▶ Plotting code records

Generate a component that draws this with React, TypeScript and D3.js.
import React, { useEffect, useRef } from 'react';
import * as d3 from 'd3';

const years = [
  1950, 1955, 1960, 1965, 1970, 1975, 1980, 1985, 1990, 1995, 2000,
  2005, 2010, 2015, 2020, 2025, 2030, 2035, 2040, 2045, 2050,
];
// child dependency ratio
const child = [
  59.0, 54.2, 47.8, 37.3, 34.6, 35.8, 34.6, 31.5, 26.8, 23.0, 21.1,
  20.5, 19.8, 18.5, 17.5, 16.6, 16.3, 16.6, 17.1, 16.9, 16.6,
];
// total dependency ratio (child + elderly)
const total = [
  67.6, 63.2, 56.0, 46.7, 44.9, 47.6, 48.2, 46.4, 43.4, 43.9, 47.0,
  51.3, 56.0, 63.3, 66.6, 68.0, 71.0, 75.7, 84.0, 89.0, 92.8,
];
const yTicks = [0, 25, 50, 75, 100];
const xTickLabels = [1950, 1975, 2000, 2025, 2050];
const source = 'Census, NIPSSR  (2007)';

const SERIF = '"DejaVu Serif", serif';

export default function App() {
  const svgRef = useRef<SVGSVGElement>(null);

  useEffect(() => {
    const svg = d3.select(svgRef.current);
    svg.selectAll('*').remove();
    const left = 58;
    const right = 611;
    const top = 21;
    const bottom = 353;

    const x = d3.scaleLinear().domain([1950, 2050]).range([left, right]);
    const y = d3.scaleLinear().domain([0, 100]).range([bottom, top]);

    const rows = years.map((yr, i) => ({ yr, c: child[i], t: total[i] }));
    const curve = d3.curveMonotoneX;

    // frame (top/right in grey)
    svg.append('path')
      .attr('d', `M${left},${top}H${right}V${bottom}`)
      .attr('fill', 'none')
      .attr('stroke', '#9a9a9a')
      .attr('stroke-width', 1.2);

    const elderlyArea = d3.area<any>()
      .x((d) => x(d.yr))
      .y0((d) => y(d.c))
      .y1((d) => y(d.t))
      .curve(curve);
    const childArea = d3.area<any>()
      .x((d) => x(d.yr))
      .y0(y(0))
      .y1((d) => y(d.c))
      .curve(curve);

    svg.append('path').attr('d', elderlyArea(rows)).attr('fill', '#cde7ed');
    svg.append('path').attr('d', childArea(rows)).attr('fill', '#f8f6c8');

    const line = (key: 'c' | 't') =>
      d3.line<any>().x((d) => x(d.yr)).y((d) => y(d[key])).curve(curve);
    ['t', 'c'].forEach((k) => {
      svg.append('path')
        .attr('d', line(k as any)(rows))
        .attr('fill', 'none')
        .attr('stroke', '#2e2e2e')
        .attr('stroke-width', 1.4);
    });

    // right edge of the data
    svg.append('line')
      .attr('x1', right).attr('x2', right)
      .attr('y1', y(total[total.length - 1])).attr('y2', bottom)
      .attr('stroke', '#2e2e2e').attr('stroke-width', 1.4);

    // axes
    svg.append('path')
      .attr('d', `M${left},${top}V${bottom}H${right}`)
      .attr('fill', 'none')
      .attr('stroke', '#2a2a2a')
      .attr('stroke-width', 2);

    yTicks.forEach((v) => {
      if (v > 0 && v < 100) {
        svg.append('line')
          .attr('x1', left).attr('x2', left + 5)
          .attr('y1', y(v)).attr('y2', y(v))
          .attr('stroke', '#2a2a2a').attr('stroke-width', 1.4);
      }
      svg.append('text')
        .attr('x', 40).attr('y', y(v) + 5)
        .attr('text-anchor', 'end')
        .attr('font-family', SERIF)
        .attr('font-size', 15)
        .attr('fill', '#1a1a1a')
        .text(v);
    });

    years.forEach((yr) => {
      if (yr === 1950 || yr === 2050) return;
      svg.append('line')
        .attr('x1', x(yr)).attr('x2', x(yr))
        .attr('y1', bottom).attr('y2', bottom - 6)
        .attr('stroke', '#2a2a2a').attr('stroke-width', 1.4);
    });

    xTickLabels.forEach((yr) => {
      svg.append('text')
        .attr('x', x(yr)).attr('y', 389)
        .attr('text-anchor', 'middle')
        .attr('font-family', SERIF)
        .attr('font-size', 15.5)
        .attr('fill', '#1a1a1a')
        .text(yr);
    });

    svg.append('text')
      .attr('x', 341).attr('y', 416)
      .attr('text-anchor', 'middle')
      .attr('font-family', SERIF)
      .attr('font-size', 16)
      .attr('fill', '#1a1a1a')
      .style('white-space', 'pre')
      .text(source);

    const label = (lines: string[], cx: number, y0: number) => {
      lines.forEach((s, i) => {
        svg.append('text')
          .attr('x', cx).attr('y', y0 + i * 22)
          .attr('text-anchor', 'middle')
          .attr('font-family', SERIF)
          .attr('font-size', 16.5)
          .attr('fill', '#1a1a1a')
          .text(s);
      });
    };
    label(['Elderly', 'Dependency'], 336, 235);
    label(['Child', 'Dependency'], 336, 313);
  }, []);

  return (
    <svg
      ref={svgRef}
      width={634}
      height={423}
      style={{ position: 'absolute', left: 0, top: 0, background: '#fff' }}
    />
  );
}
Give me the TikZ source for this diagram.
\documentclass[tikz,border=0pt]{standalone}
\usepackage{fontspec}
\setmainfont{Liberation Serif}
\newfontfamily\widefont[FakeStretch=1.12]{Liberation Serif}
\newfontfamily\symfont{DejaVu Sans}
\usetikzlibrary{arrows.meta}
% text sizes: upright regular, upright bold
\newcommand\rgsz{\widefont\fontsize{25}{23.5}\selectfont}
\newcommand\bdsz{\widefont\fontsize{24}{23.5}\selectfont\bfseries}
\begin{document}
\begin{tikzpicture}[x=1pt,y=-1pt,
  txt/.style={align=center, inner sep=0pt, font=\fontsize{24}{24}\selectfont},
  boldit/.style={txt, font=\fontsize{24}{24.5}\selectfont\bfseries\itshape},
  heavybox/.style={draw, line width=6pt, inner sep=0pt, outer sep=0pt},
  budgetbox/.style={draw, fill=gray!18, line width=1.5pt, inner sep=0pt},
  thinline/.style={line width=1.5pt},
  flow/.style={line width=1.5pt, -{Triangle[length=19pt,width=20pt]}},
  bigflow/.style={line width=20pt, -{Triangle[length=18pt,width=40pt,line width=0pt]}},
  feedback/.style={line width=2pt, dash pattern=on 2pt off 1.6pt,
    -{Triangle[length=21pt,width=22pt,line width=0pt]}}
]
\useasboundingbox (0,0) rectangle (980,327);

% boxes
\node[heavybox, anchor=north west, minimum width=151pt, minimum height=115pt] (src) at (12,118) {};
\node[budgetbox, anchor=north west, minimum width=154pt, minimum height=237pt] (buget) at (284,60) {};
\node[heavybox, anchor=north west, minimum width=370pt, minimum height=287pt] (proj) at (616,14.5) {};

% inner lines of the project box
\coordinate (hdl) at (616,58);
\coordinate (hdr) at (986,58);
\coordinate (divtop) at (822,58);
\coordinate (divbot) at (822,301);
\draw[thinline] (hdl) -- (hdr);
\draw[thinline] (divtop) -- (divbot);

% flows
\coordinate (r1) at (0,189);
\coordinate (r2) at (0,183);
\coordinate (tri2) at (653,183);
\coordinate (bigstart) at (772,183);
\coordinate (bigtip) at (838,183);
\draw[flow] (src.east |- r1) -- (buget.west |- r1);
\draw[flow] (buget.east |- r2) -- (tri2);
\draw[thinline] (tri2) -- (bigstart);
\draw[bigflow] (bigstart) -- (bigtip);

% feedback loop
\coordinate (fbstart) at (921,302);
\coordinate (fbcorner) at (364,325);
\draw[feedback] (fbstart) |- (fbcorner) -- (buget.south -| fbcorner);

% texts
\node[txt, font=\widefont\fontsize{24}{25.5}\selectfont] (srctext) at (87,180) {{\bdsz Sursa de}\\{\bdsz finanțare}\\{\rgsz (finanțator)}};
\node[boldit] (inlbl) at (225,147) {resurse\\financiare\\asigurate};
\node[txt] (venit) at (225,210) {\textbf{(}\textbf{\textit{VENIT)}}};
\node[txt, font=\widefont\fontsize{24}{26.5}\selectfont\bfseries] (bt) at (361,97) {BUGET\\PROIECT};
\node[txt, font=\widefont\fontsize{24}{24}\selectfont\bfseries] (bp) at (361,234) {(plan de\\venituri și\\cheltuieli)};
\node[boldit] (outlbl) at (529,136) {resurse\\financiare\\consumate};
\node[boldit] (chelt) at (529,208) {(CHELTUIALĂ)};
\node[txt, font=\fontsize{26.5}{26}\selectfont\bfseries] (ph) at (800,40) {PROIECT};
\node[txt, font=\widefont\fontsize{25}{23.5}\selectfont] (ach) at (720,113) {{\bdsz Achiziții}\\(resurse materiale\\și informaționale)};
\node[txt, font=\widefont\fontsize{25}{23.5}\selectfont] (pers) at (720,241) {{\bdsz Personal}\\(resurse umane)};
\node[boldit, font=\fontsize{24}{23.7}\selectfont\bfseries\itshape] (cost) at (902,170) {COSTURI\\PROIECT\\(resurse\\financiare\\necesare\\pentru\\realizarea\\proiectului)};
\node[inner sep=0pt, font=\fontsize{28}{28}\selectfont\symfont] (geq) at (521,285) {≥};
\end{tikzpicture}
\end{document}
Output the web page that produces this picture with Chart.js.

▶ What this task involves
Reproduce exactly, please, only the lines from the start of the data above to the line that contains "const svgRef = useRef<SVGSVGElement>(null);", with both ends kept.

▶ Result
Generate a component that draws this with React, TypeScript and D3.js.
import React, { useEffect, useRef } from 'react';
import * as d3 from 'd3';

const years = [
  1950, 1955, 1960, 1965, 1970, 1975, 1980, 1985, 1990, 1995, 2000,
  2005, 2010, 2015, 2020, 2025, 2030, 2035, 2040, 2045, 2050,
];
// child dependency ratio
const child = [
  59.0, 54.2, 47.8, 37.3, 34.6, 35.8, 34.6, 31.5, 26.8, 23.0, 21.1,
  20.5, 19.8, 18.5, 17.5, 16.6, 16.3, 16.6, 17.1, 16.9, 16.6,
];
// total dependency ratio (child + elderly)
const total = [
  67.6, 63.2, 56.0, 46.7, 44.9, 47.6, 48.2, 46.4, 43.4, 43.9, 47.0,
  51.3, 56.0, 63.3, 66.6, 68.0, 71.0, 75.7, 84.0, 89.0, 92.8,
];
const yTicks = [0, 25, 50, 75, 100];
const xTickLabels = [1950, 1975, 2000, 2025, 2050];
const source = 'Census, NIPSSR  (2007)';

const SERIF = '"DejaVu Serif", serif';

export default function App() {
  const svgRef = useRef<SVGSVGElement>(null);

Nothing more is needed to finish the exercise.